What are the lines from the one with "What TikZ code" through the one with "text=ink, inner sep=10pt]", inclusive? Output them exactly, and leave out the pictures.

>> begin Task inputs

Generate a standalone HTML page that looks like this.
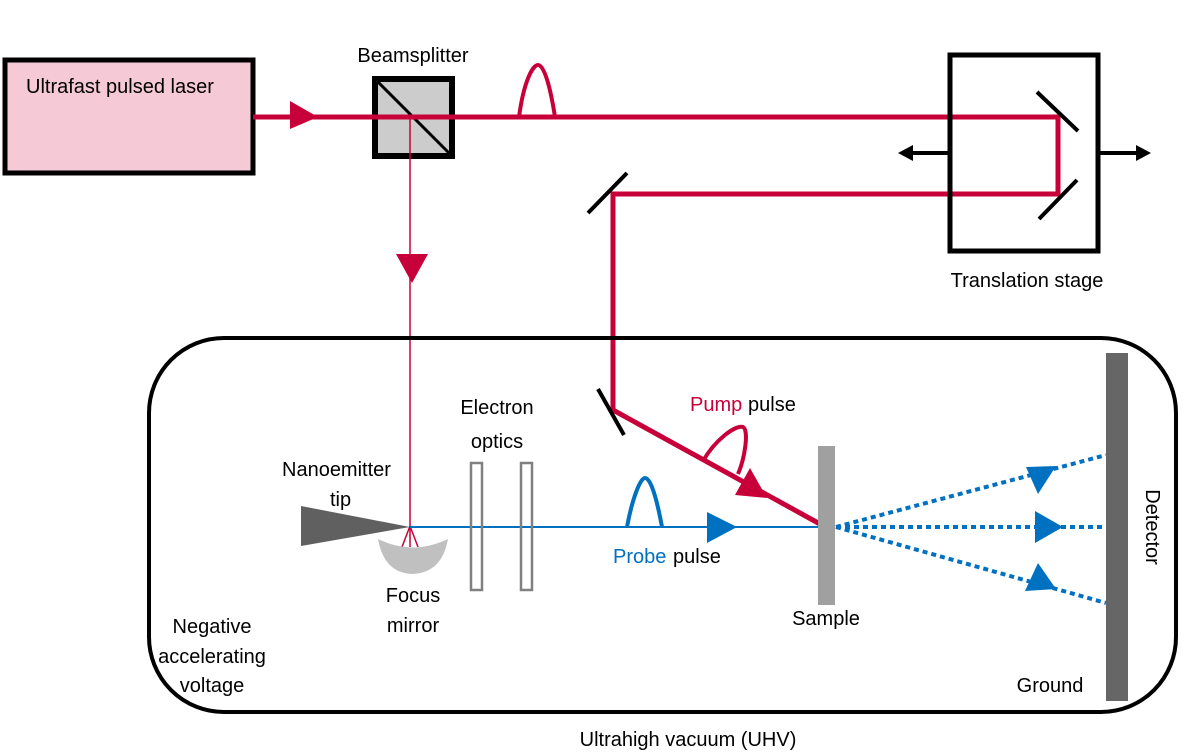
<!DOCTYPE html>
<html><head><meta charset="utf-8"><style>
html,body{margin:0;padding:0;background:#fff;}
svg{display:block;}
text{font-family:"Liberation Sans",sans-serif;font-size:20px;fill:#000;}
</style></head><body>
<svg width="1185" height="753" viewBox="0 0 1185 753" xmlns="http://www.w3.org/2000/svg">
<rect x="5" y="60" width="248" height="113" fill="#F5C9D6" stroke="#000" stroke-width="5"/>
<text x="26" y="93">Ultrafast pulsed laser</text>
<text x="413" y="62" text-anchor="middle">Beamsplitter</text>
<rect x="375" y="79" width="77" height="77" fill="#CCCCCC" stroke="#000" stroke-width="6"/>
<line x1="378" y1="82" x2="449" y2="153" stroke="#000" stroke-width="3"/>
<polyline points="253,117 1058,117 1058,194 613,194 613,410 820,524" fill="none" stroke="#C8003A" stroke-width="5"/>
<polygon points="290,101 290,129 318,117" fill="#C8003A"/>
<path d="M519,117 C524,80 533,65 538,65 C544,65 550,85 555,117" fill="none" stroke="#C8003A" stroke-width="4"/>
<line x1="410" y1="117" x2="410" y2="526" stroke="#C8003A" stroke-width="1.5"/>
<polygon points="396,254 428,254 412,283" fill="#C8003A"/>
<line x1="410" y1="526" x2="402" y2="547" stroke="#C8003A" stroke-width="1.5"/>
<line x1="410" y1="526" x2="418" y2="547" stroke="#C8003A" stroke-width="1.5"/>
<line x1="410" y1="526" x2="410" y2="547" stroke="#C8003A" stroke-width="1.5"/>
<rect x="950" y="55" width="148" height="196" fill="none" stroke="#000" stroke-width="5"/>
<line x1="1037" y1="92" x2="1078" y2="131" stroke="#000" stroke-width="4"/>
<line x1="1077" y1="180" x2="1039" y2="219" stroke="#000" stroke-width="4"/>
<line x1="948" y1="153" x2="910" y2="153" stroke="#000" stroke-width="4"/>
<polygon points="898,153 913,145 913,161" fill="#000"/>
<line x1="1100" y1="153" x2="1140" y2="153" stroke="#000" stroke-width="4"/>
<polygon points="1151,153 1136,145 1136,161" fill="#000"/>
<text x="1027" y="287" text-anchor="middle">Translation stage</text>
<line x1="627" y1="173" x2="588" y2="213" stroke="#000" stroke-width="4"/>
<rect x="149" y="338" width="1027" height="374" rx="75" ry="75" fill="none" stroke="#000" stroke-width="4"/>
<line x1="598" y1="389" x2="624" y2="435" stroke="#000" stroke-width="4"/>
<text x="690" y="411" style="fill:#C8003A">Pump</text><text x="748" y="411">pulse</text>
<path d="M703,461 C715,440 735,425 743,427 C749,430 745,458 738,474" fill="none" stroke="#C8003A" stroke-width="4"/>
<polygon points="735,495 750,468 767,498" fill="#C8003A"/>
<text x="282" y="476">Nanoemitter</text>
<text x="330" y="506">tip</text>
<polygon points="301,506 301,546 410,527" fill="#606060"/>
<path d="M378,539 Q412,556 448,539 Q442,573 412,574 Q384,573 378,539 Z" fill="#C0C0C0"/>
<text x="413" y="602" text-anchor="middle">Focus</text>
<text x="413" y="632" text-anchor="middle">mirror</text>
<text x="497" y="414" text-anchor="middle">Electron</text>
<text x="497" y="448" text-anchor="middle">optics</text>
<line x1="410" y1="527" x2="818" y2="527" stroke="#0070C0" stroke-width="2"/>
<rect x="471" y="463" width="11" height="127" fill="none" stroke="#808080" stroke-width="2.5"/>
<rect x="521" y="463" width="11" height="127" fill="none" stroke="#808080" stroke-width="2.5"/>
<path d="M627,527 C632,500 640,478 645,478 C651,478 657,500 662,527" fill="none" stroke="#0070C0" stroke-width="4"/>
<polygon points="707,512 707,543 737,527" fill="#0070C0"/>
<text x="613" y="563" style="fill:#0070C0">Probe</text><text x="673" y="563">pulse</text>
<rect x="818" y="446" width="17" height="159" fill="#A0A0A0"/>
<text x="826" y="625" text-anchor="middle">Sample</text>
<g stroke="#0070C0" stroke-width="4" stroke-dasharray="5,4" fill="none">
<line x1="836" y1="527" x2="1106" y2="455"/>
<line x1="836" y1="527" x2="1106" y2="527"/>
<line x1="836" y1="527" x2="1106" y2="603"/>
</g>
<polygon points="1026,467 1056,466 1038,494" fill="#0070C0"/>
<polygon points="1035,511 1035,543 1063,527" fill="#0070C0"/>
<polygon points="1038,563 1056,589 1025,591" fill="#0070C0"/>
<rect x="1106" y="353" width="22" height="348" fill="#666"/>
<text transform="translate(1146,527) rotate(90)" text-anchor="middle">Detector</text>
<text x="1050" y="692" text-anchor="middle">Ground</text>
<text x="212" y="633" text-anchor="middle">Negative</text>
<text x="212" y="663" text-anchor="middle">accelerating</text>
<text x="212" y="692" text-anchor="middle">voltage</text>
<text x="688" y="746" text-anchor="middle">Ultrahigh vacuum (UHV)</text>
</svg>
</body></html>
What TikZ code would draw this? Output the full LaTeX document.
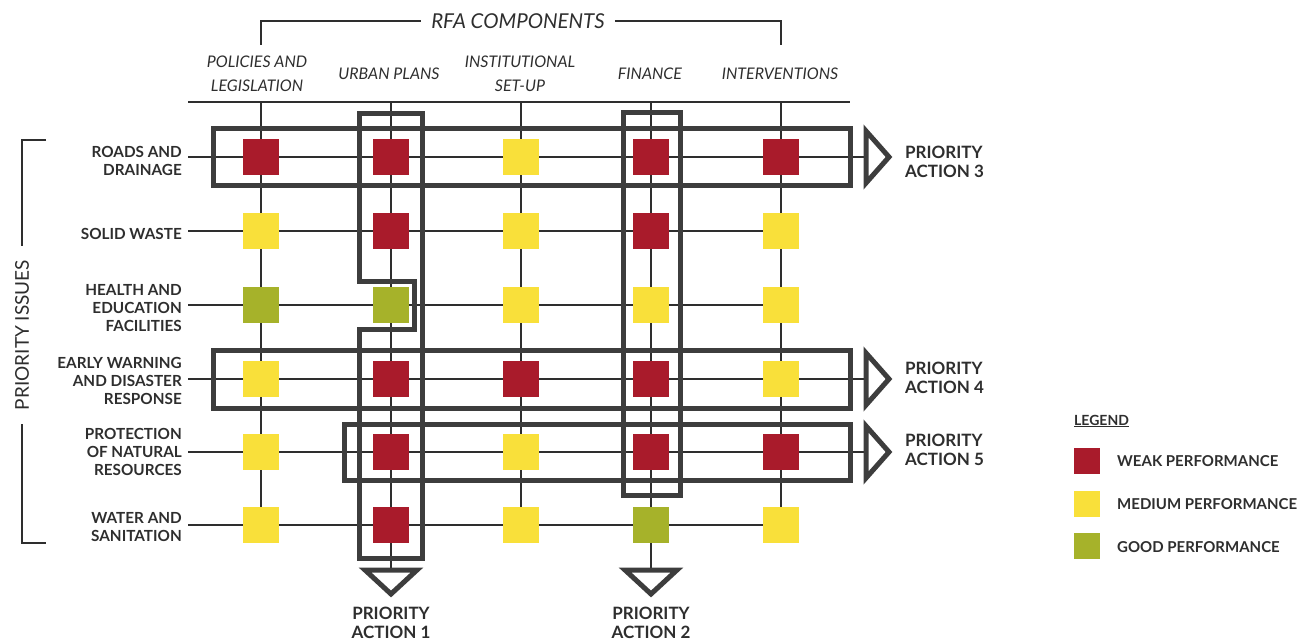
\documentclass[tikz,border=0pt]{standalone}
\usepackage{fontspec}
\setmainfont{Lato}
\pgfdeclarelayer{bg}
\pgfsetlayers{bg,main}
\definecolor{weak}{HTML}{A91B2B}
\definecolor{medium}{HTML}{F9E03A}
\definecolor{good}{HTML}{A6B22A}
\definecolor{frame}{HTML}{3D3D3D}
\definecolor{ink}{HTML}{2E2E2E}
\tikzset{
  cell/.style={minimum size=36pt, inner sep=0pt, draw=none},
  W/.style={cell, fill=weak},
  M/.style={cell, fill=medium},
  G/.style={cell, fill=good},
  gridline/.style={draw=ink, line width=1.5pt},
  bracket/.style={draw=ink, line width=1.5pt},
  pa/.style={draw=frame, line width=5pt, line join=miter},
  rowlab/.style={anchor=east, align=right, font=\bfseries\fontsize{15.3}{18}\selectfont, text=ink, inner sep=0pt},
  collab/.style={align=center, font=\itshape\fontsize{16}{24}\selectfont, text=ink, inner sep=0pt},
  actlab/.style={align=center, font=\bfseries\fontsize{17}{19}\selectfont, text=ink, inner sep=0pt},
  actlabw/.style={actlab, align=left, anchor=west},
  legsq/.style={minimum size=26pt, inner sep=0pt, draw=none},
  leglab/.style={anchor=west, font=\bfseries\fontsize{15}{18}\selectfont, text=ink, inner sep=0pt},
}
\begin{document}
\begin{tikzpicture}[x=1pt,y=-1pt]
\useasboundingbox (0,0) rectangle (1299,644);

% ---- squares ----
\foreach \r/\y/\row in {1/157/{W,W,M,W,W}, 2/231/{M,W,M,W,M}, 3/305/{G,G,M,M,M},
                        4/379/{M,W,W,W,M}, 5/452/{M,W,M,W,W}, 6/525/{M,W,M,G,M}}{
  \foreach \s [count=\c] in \row {
    \pgfmathsetmacro{\xx}{131+130*\c}
    \node[\s] (s-\r-\c) at (\xx,\y) {};
  }
}

% ---- column headers ----
\node[collab] (c1) at (257,74) {POLICIES AND\\LEGISLATION};
\node[collab] (c2) at (389,74) {URBAN PLANS};
\node[collab] (c3) at (520,74) {INSTITUTIONAL\\SET-UP};
\node[collab] (c4) at (650,74) {FINANCE};
\node[collab] (c5) at (780,74) {INTERVENTIONS};
\node[font=\itshape\fontsize{20.5}{24}\selectfont, text=ink, inner sep=10pt] (rfa) at (518,21) {RFA COMPONENTS};

% ---- row labels ----
\node[rowlab] (r1) at (182,161) {ROADS AND\\DRAINAGE};
\node[rowlab] (r2) at (182,234) {SOLID WASTE};
\node[rowlab] (r3) at (182,308) {HEALTH AND\\EDUCATION\\FACILITIES};
\node[rowlab] (r4) at (182,381) {EARLY WARNING\\AND DISASTER\\RESPONSE};
\node[rowlab] (r5) at (182,452) {PROTECTION\\OF NATURAL\\RESOURCES};
\node[rowlab] (r6) at (182,527) {WATER AND\\SANITATION};
\node[rotate=90, font=\fontsize{19}{22}\selectfont, text=ink, inner sep=14pt] (iss) at (22,335) {PRIORITY ISSUES};

% ---- coordinates ----
\coordinate (hl) at (188,102);
\coordinate (hr) at (850,102);
\foreach \c in {1,...,5}{\pgfmathsetmacro{\xx}{131+130*\c}\coordinate (h\c) at (\xx,102);}
\coordinate (ta1) at (391,570);
\coordinate (ta2) at (651,570);
\coordinate (ta3) at (866,157);
\coordinate (ta4) at (866,379);
\coordinate (ta5) at (866,452);
\coordinate (bk1) at (261,45);
\coordinate (bk2) at (781,45);
\coordinate (lb1) at (46,140);
\coordinate (lb2) at (46,543);

% ---- action labels ----
\node[actlabw] (a3) at (905,162) {PRIORITY\\ACTION 3};
\node[actlabw] (a4) at (905,378) {PRIORITY\\ACTION 4};
\node[actlabw] (a5) at (905,450) {PRIORITY\\ACTION 5};
\node[actlab] (a1) at (391,623) {PRIORITY\\ACTION 1};
\node[actlab] (a2) at (651,623) {PRIORITY\\ACTION 2};

% ---- legend ----
\node[anchor=west, font=\bfseries\fontsize{14}{17}\selectfont, text=ink, inner sep=0pt] (leg) at (1074,421) {\underline{LEGEND}};
\node[legsq, fill=weak] (lw) at (1087,461) {};
\node[legsq, fill=medium] (lm) at (1087,504) {};
\node[legsq, fill=good] (lg) at (1087,546) {};
\node[leglab] (tw) at (1117,461) {WEAK PERFORMANCE};
\node[leglab] (tm) at (1117,504) {MEDIUM PERFORMANCE};
\node[leglab] (tg) at (1117,547) {GOOD PERFORMANCE};

\begin{pgfonlayer}{bg}
  % brackets
  \draw[bracket] (bk1) |- (rfa.west);
  \draw[bracket] (rfa.east) -| (bk2);
  \draw[bracket] (lb1) -| (iss.east);
  \draw[bracket] (iss.west) |- (lb2);
  % header line
  \draw[gridline] (hl) -- (hr);
  % column lines
  \draw[gridline] (h1) -- (s-6-1.center);
  \draw[gridline] (h2) -- (ta1);
  \draw[gridline] (h3) -- (s-6-3.center);
  \draw[gridline] (h4) -- (ta2);
  \draw[gridline] (h5) -- (s-6-5.center);
  % row lines
  \draw[gridline] ([xshift=6pt]r1.east |- s-1-1) -- (ta3);
  \draw[gridline] ([xshift=6pt]r2.east |- s-2-1) -- (s-2-5.center);
  \draw[gridline] ([xshift=6pt]r3.east |- s-3-1) -- (s-3-5.center);
  \draw[gridline] ([xshift=6pt]r4.east |- s-4-1) -- (ta4);
  \draw[gridline] ([xshift=6pt]r5.east |- s-5-1) -- (ta5);
  \draw[gridline] ([xshift=6pt]r6.east |- s-6-1) -- (s-6-5.center);
  % priority action frames
  \draw[pa] (359,114) -- (422,114) -- (422,558) -- (359,558) -- (359,330) -- (414,330) -- (414,282) -- (359,282) -- cycle;
  \draw[pa] (623,113) rectangle (680,495);
  \draw[pa] (213,129) rectangle (850,186);
  \draw[pa] (213,351) rectangle (850,408);
  \draw[pa] (344,424) rectangle (850,480);
  % arrow heads
  \draw[pa] (ta3) -- ++(0,-26) -- ++(23,26) -- ++(-23,26) -- cycle;
  \draw[pa] (ta4) -- ++(0,-26) -- ++(23,26) -- ++(-23,26) -- cycle;
  \draw[pa] (ta5) -- ++(0,-26) -- ++(23,26) -- ++(-23,26) -- cycle;
  \draw[pa] (ta1) -- ++(-26,0) -- ++(26,24) -- ++(26,-24) -- cycle;
  \draw[pa] (ta2) -- ++(-26,0) -- ++(26,24) -- ++(26,-24) -- cycle;
\end{pgfonlayer}
\end{tikzpicture}
\end{document}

>> end Task inputs

## Completed exercise
What TikZ code would draw this? Output the full LaTeX document.
\documentclass[tikz,border=0pt]{standalone}
\usepackage{fontspec}
\setmainfont{Lato}
\pgfdeclarelayer{bg}
\pgfsetlayers{bg,main}
\definecolor{weak}{HTML}{A91B2B}
\definecolor{medium}{HTML}{F9E03A}
\definecolor{good}{HTML}{A6B22A}
\definecolor{frame}{HTML}{3D3D3D}
\definecolor{ink}{HTML}{2E2E2E}
\tikzset{
  cell/.style={minimum size=36pt, inner sep=0pt, draw=none},
  W/.style={cell, fill=weak},
  M/.style={cell, fill=medium},
  G/.style={cell, fill=good},
  gridline/.style={draw=ink, line width=1.5pt},
  bracket/.style={draw=ink, line width=1.5pt},
  pa/.style={draw=frame, line width=5pt, line join=miter},
  rowlab/.style={anchor=east, align=right, font=\bfseries\fontsize{15.3}{18}\selectfont, text=ink, inner sep=0pt},
  collab/.style={align=center, font=\itshape\fontsize{16}{24}\selectfont, text=ink, inner sep=0pt},
  actlab/.style={align=center, font=\bfseries\fontsize{17}{19}\selectfont, text=ink, inner sep=0pt},
  actlabw/.style={actlab, align=left, anchor=west},
  legsq/.style={minimum size=26pt, inner sep=0pt, draw=none},
  leglab/.style={anchor=west, font=\bfseries\fontsize{15}{18}\selectfont, text=ink, inner sep=0pt},
}
\begin{document}
\begin{tikzpicture}[x=1pt,y=-1pt]
\useasboundingbox (0,0) rectangle (1299,644);

% ---- squares ----
\foreach \r/\y/\row in {1/157/{W,W,M,W,W}, 2/231/{M,W,M,W,M}, 3/305/{G,G,M,M,M},
                        4/379/{M,W,W,W,M}, 5/452/{M,W,M,W,W}, 6/525/{M,W,M,G,M}}{
  \foreach \s [count=\c] in \row {
    \pgfmathsetmacro{\xx}{131+130*\c}
    \node[\s] (s-\r-\c) at (\xx,\y) {};
  }
}

% ---- column headers ----
\node[collab] (c1) at (257,74) {POLICIES AND\\LEGISLATION};
\node[collab] (c2) at (389,74) {URBAN PLANS};
\node[collab] (c3) at (520,74) {INSTITUTIONAL\\SET-UP};
\node[collab] (c4) at (650,74) {FINANCE};
\node[collab] (c5) at (780,74) {INTERVENTIONS};
\node[font=\itshape\fontsize{20.5}{24}\selectfont, text=ink, inner sep=10pt] (rfa) at (518,21) {RFA COMPONENTS};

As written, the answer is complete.